Le Gouvernement en rajoute en recourant à la procédure accélérée, manière abominable de légiférer. Je mets d'ailleurs en garde les tenants du monocamérisme contre cette pratique qui justifie le caractère indispensable du bicamérisme. Celui-ci demeure un facteur d'amélioration des textes, à condition que le Gouvernement ne laisse pas le Sénat ajouter des normes supplémentaires pour lui faire plaisir lorsqu'ils sont de même couleur politique, quitte à le contourner lorsque ce n'est pas le cas.

Toutes ces questions me semblent pouvoir trouver une réponse dans l'avenir que l'Assemblée nationale, voire le constituant, souhaite réserver au CEC. Celui-ci, dont il n'existe pas d'équivalent au Sénat, est un atout que nous sous-employons.

Quant à la surtransposition des directives européennes, elle est proprement scandaleuse : certains membres du Gouvernement ou du Parlement en rajoutent, par élégance politicienne. Si nous nous inscrivons dans la logique européenne d'un marché ouvert – dès lors que l'Europe n'est guère politique –, il faut en assumer les conséquences, ce qui exclut de surtransposer les directives européennes dans notre pays. Comme l'ont dit nos collègues, nous serions bien inspirés de faire pression sur Bruxelles pour que les dispositions européennes suscitent des études d'impact beaucoup plus solides et des négociations plus sérieuses en amont.

En somme, cet excellent rapport défend une orientation que nous approuvons tous : la simplification et l'efficacité accrue du travail du législateur, au service de nos compatriotes et de notre pays.
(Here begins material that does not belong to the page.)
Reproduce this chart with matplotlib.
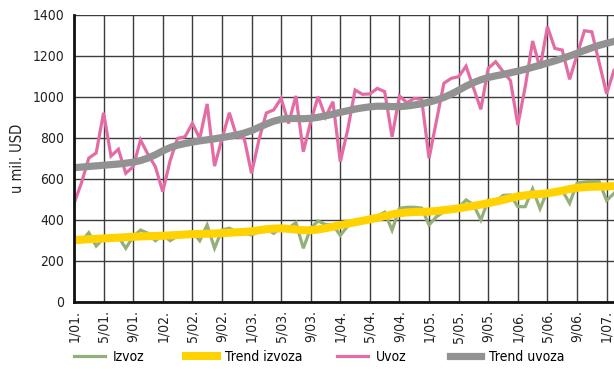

Je terminerai par un point évoqué par Régis Juanico et qui me tient particulièrement à coeur. Nous permettons depuis quelques années aux internautes de s'exprimer librement sur les textes et les rapports en préparation, mais cette possibilité n'est pas suffisamment utilisée. Les internautes devraient savoir qu'ils peuvent dire tout ce qu'ils souhaitent, adresser les propositions qu'ils veulent au rapporteur ; à lui d'en faire ce qu'il jugera propre à servir l'intérêt général.